My Dad on the other hand, came from a widespread liberal family from around the country. My Gran and grandad have always been incredibly doting upon their grandchildren (me included) and i would bet money that it was similar for my dad and my aunt. This did mean though that my dad never left home and never really learnt how to fend for himself. even in his early twenties, he could come home to a nice meal cooked by his ma and have his clothes washed and ironed without having to lift a finger.

So needless to say, my Mum and Dad met, blah de blah de blah. cue 14 years later and my mums fed up of running the house, having a career and providing for a teenager with little help from my dad. they split up amicably. My mum, who had kept contact and visited regularly with her parents despite pretty much running away years ago, has to break the news to them. This does not sit well with my gran.(I should note that my grandad was a much more reasonable person but he was quiet and i believe just went with my grans decisions, wether he agreed or not) a divorce in their family, what would their neighbours and friends think? I still dont know what was said or happened between my mum and my grandparents but all that matters is they cut all contact with my mum after that. for some reason though, they increased contact with my dad, treated him almost like a third son, and through him, me. while I loved them, i couldnt get over the weirdness of the situation. my dad was pretty much everything they were against. What really took the biscuit though, was when my grandad took ill and died quite suddenly. Now, I would have thought that this event maybe would have forced my gran to speak to my mum.no. my gran called my dad and asked him to call my mum. How screwed up is finding out your dad is dead from your ex? so we went to the funeral, my mum and gran were in the same room but my gran didnt seem to want to speak to my mum. after that it went back to the same situation of no contact at all.

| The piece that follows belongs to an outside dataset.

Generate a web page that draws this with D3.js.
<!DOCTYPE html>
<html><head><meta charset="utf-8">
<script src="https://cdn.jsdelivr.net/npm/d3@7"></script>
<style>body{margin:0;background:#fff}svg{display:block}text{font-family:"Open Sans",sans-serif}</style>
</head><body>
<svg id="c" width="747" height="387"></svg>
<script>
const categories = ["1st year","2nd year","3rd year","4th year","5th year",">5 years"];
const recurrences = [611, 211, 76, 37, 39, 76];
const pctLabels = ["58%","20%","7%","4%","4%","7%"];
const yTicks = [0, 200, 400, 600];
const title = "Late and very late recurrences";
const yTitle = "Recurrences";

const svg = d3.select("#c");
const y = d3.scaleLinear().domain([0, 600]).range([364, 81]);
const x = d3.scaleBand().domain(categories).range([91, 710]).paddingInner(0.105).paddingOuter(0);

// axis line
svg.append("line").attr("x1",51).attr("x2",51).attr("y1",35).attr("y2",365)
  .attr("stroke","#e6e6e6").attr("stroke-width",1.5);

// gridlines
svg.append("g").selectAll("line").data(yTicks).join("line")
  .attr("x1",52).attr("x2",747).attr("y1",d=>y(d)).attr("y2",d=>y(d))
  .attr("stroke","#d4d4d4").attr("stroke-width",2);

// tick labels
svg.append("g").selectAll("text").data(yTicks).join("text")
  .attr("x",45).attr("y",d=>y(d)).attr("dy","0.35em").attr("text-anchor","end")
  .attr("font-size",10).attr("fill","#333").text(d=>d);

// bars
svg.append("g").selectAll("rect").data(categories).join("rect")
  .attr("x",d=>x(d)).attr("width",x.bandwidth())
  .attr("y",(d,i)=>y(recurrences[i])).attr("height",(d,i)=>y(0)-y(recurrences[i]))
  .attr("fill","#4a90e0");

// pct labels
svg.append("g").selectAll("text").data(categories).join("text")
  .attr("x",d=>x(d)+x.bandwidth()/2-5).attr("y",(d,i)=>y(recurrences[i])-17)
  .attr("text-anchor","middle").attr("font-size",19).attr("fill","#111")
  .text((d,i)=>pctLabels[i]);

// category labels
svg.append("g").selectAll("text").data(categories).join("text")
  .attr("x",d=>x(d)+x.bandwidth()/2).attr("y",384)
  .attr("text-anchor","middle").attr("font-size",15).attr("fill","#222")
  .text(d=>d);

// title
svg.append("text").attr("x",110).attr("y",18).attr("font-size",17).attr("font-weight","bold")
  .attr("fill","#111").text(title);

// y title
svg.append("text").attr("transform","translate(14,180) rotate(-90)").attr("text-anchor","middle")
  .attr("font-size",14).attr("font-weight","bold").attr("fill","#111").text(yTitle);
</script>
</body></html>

It has been like this ever since.

My Mums now living on her own, back on the dating scene, with mixed results. My dad found a new partner pretty quickly and they are now married. I get on really well with my stepmum and her family aswell.
I havent heard from my gran though since I moved to Uni. maybe shes doing the same thing to me...
(, Sun 15 Nov 2009, 20:18, 1 reply)

should add that in the ten months between my mum and my stepmum, my dad learned how to live for himself, and is now and avid houseman when not at work. constantly doing something, be it cooking brilliant shepherds pie, or DIY.